From the Mew sentence, important legal points emerge. The South Australian court found that Mew, in 2023, imported a child-like 115 cm doll, a wig and lingerie, and produced a foam torso with latex genitalia resembling a small child’s. He also stored hundreds of files containing explicit material involving minors. The court rejected addiction and trauma-based defences, and stressed the offender’s “clear sexual interest in children”.
When set side by side, the online marketplace phenomenon and the individual criminal case underscore a harsh reality: the sexual-exploitation ecosystem is mutating. It’s not only about offline predation or historical abuse — it’s about global supply chains, digital storefronts, anonymity, low-cost shipping and the repackaging of crime as commerce.
For readers watching from Southeast Asia or anywhere in the Asia-Pacific region, the implications are profound. With cross-border online shopping, fewer regulations in some jurisdictions, and less oversight of international parcel traffic, the risk is not confined to Australia. Every parcel, platform and payment gateway is a potential vector — and this calls for regional cooperation in legislation, customs enforcement and digital platform regulation. It also means consumers need to become aware: cheap online products may come with unseen, illegal aspects.
In practical terms: parents, guardians and policymakers must push for stricter product safety and criminal-law oversight; platforms must be held accountable for enabling the sale of illegal items; and judicial systems must treat the manufacturing, importing and distribution of child-like sexual dolls with the same seriousness as child-abuse material — because that is what they facilitate.
In one sense, the Mew case is a legal anchor — confirming importation and production of child-exploitation dolls will lead to significant prison time.
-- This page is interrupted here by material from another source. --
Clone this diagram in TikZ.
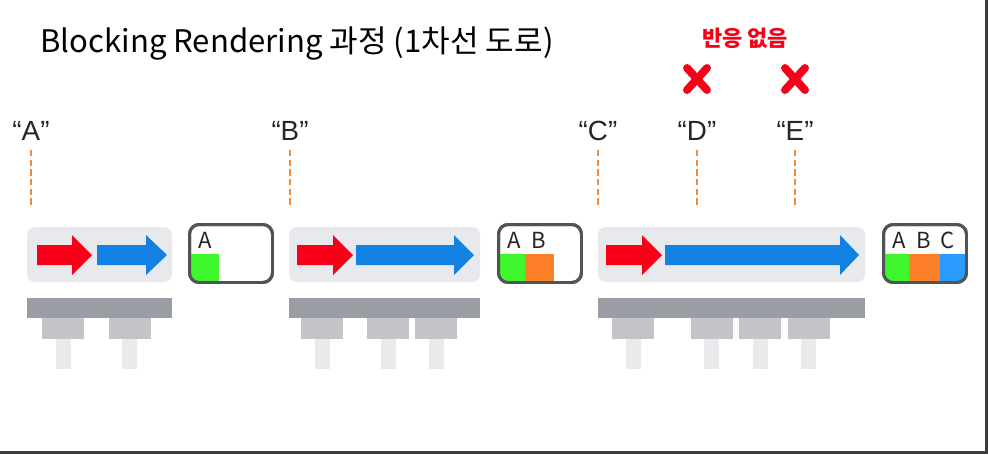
\documentclass[tikz,border=0pt]{standalone}
\usepackage{fontspec}
\setmainfont{Noto Sans CJK KR}
\newfontfamily\quotefont{Liberation Sans}
\usepackage{xcolor}
\definecolor{roadBg}{HTML}{E8E9EC}
\definecolor{deckGray}{HTML}{9A9EA4}
\definecolor{capGray}{HTML}{C2C4C7}
\definecolor{pillarGray}{HTML}{E9EAEC}
\definecolor{arrowRed}{HTML}{F80017}
\definecolor{arrowBlue}{HTML}{1281E2}
\definecolor{guideOrange}{HTML}{F38B3C}
\definecolor{boxBorder}{HTML}{4F5457}
\definecolor{resGreen}{HTML}{3DF72C}
\definecolor{resOrange}{HTML}{FD7F28}
\definecolor{resBlue}{HTML}{2A9CFE}
\definecolor{frameDark}{HTML}{3E3E40}
\usetikzlibrary{positioning}
\tikzset{
  panel/.style={fill=roadBg,rounded corners=4.5pt},
  resbox/.style={rectangle,rounded corners=5.5pt,draw=boxBorder,line width=1.7pt,fill=none,minimum width=1.66cm,minimum height=1.16cm,inner sep=0pt},
  reslabel/.style={anchor=base,inner sep=0pt,font=\fontsize{12.6}{14}\selectfont,text=black!85},
  quotelabel/.style={anchor=base,inner sep=0pt,font=\quotefont\fontsize{15.8}{18}\selectfont,text=black!85},
  guide/.style={draw=guideOrange,line width=1.6pt,dash pattern=on 3.6pt off 1.9pt},
  nomark/.style={draw=arrowRed,line width=4.5pt,line cap=round},
}

\begin{document}
\begin{tikzpicture}[x=0.02cm,y=-0.02cm]
  \useasboundingbox (0,0) rectangle (988,454);
  \fill[white] (0,0) rectangle (988,454);

  % title
  \node[anchor=base west,inner sep=0pt,font=\fontsize{17.7}{20}\selectfont] (title) at (40,52) {Blocking Rendering 과정 (1차선 도로)};
  \node[anchor=base,inner sep=0pt,font=\bfseries\fontsize{12.5}{14}\selectfont,text=arrowRed] (noresp) at (745,46) {반응 없음};

  % red crosses over D and E
  \foreach \x in {697,795} {%
    \draw[nomark] (\x-10,79-11) -- (\x+10,79+11);
    \draw[nomark] (\x-10,79+11) -- (\x+10,79-11);
  }

  % event labels and guides
  \foreach \n/\x in {A/31,B/290,C/598,D/697,E/795} {%
    \node[quotelabel] (lbl\n) at (\x,140) {“\n”};
    \draw[guide] (\x,150) -- (\x,207);
  }

  % road panels
  \fill[panel] (27,227) rectangle (172,282);
  \fill[panel] (289,227) rectangle (480,282);
  \fill[panel] (598,227) rectangle (865,282);

  % red / blue block arrows
  \foreach \xa/\xh/\xb/\col in {37/72/92/arrowRed, 97/146/167/arrowBlue,
      297/333/353/arrowRed, 356/454/474/arrowBlue,
      606/642/662/arrowRed, 665/840/859/arrowBlue} {%
    \fill[\col] (\xa,245) -- (\xh,245) -- (\xh,235) -- (\xb,255) -- (\xh,275) -- (\xh,265) -- (\xa,265) -- cycle;
  }

  % bridge decks
  \fill[deckGray] (27,298) rectangle (172,318);
  \fill[deckGray] (289,298) rectangle (480,318);
  \fill[deckGray] (598,298) rectangle (865,318);

  % piers
  \foreach \px in {63,129.5,322,388,436,633,711.5,760,808.5} {%
    \fill[capGray] (\px-21,318) rectangle (\px+21,339);
    \fill[pillarGray] (\px-7.5,339) rectangle (\px+7.5,369);
  }

  % result boxes
  \node[resbox] (res1) at (231,253.5) {};
  \node[resbox] (res2) at (540,253.5) {};
  \node[resbox] (res3) at (925,253.5) {};

  \begin{scope}
    \clip[rounded corners=4.5pt] (190,225) rectangle (272,282);
    \fill[resGreen] (190,254) rectangle (219,284);
  \end{scope}
  \begin{scope}
    \clip[rounded corners=4.5pt] (499,225) rectangle (581,282);
    \fill[resGreen] (499,254) rectangle (525,284);
    \fill[resOrange] (525,254) rectangle (554,284);
  \end{scope}
  \begin{scope}
    \clip[rounded corners=4.5pt] (884,225) rectangle (966,282);
    \fill[resGreen] (884,254) rectangle (909,284);
    \fill[resOrange] (909,254) rectangle (940,284);
    \fill[resBlue] (940,254) rectangle (968,284);
  \end{scope}
  \node[resbox] at (res1) {};
  \node[resbox] at (res2) {};
  \node[resbox] at (res3) {};

  \node[reslabel] (r1A) at (205,248) {A};
  \node[reslabel] (r2A) at (514,248) {A};
  \node[reslabel] (r2B) at (539,248) {B};
  \node[reslabel] (r3A) at (899,248) {A};
  \node[reslabel] (r3B) at (924,248) {B};
  \node[reslabel] (r3C) at (948,248) {C};

  % screenshot frame
  \fill[frameDark] (985,0) rectangle (988,454);
  \fill[frameDark] (0,451) rectangle (988,454);
\end{tikzpicture}
\end{document}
Meanwhile the Temu/SHEIN story is the wake-up call: the commercial door is open, the products are moving, and until enforcement catches up, the risk remains real.
It’s time for the platforms, the regulators and the international community to stop treating these items as mere anomalies and instead recognise them as a serious component of the global child-exploitation economy. Silence, ambiguity or slow action won’t stem the tide.